Now if we compute the pressure at the bottom of the container, at any point which is below the floating body, then the pressure there, is due to the weight of fluid above it $+$ the weight of floating block. Here the height of liquid is $L-h$ less than that at other locations (which are not under the floating block). Thus
$$P=\underbrace{\rho_{\text{liquid}} g (d-(L-h))} _{\text{pressure due to liquid}}+ \underbrace{\rho_{\text{block}} g L}_{\text{pressure due to block}} \tag{1}$$
But we know that since the object is stationary, so it's weight is equal to the buoyant force.
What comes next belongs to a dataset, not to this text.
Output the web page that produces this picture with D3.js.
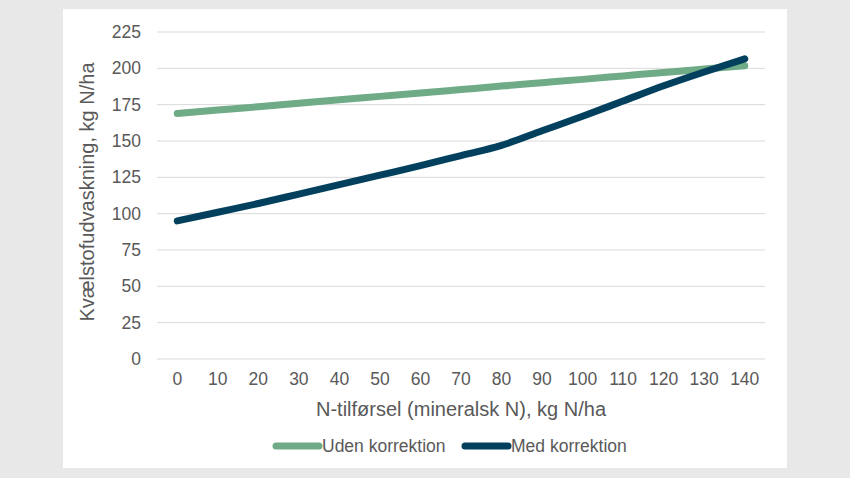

Therefore
$$\rho_{\text{block}} A g L = \rho_{\text{liquid}} A g (L-h) \quad \Rightarrow \quad \rho_{\text{block}} g L = \rho_{\text{liquid}} g (L-h) \tag{2} $$
Substituting $(2)$ in $(1)$,
$$P=\underbrace{\rho_{\text{liquid}} g (d-(L-h))} _{\text{pressure due to liquid}}+ \underbrace{\rho_{\text{liquid}} g (L-h)}_{\text{pressure due to block}}= \rho_{\text{liquid}} g d$$
But this is exactly the pressure at any other point which is not under the floating block. Therefore, the pressure is same everywhere at the bottom of the container.
Explanation
When we dip the block in the water, the water level rises is such a way that the pressure at every point at the same depth becomes constant, no matter whther the point is below the block or not below the block. Thus the pressure gets evenly distributed.
Conclusion
Is the increase of pressure at the bottom of the fluid solely due to the increase of height in the fluid? Or, does it also play into the exerted force by the mass onto the fluid? Possibly a combination of both?
Well, here there's the combination of both. When you dipped the block, the pressure due to the weight of the block was redistributed by the rise in water level such that the pressure at the bottom (or at any horizontal surface) became a constant for every point on that surface. So the increased pressure is due to the weight of the block, but the equal pressure distribution of this increased pressure is due to the rise in the level of the liquid.
Note: Although we assumed a constant cross sectional area while deriving the pressure constancy, still the result obtained is very general and true for any shape. This basic outline of the proof can be extended easily to prove the constancy of pressure for any other irregular body.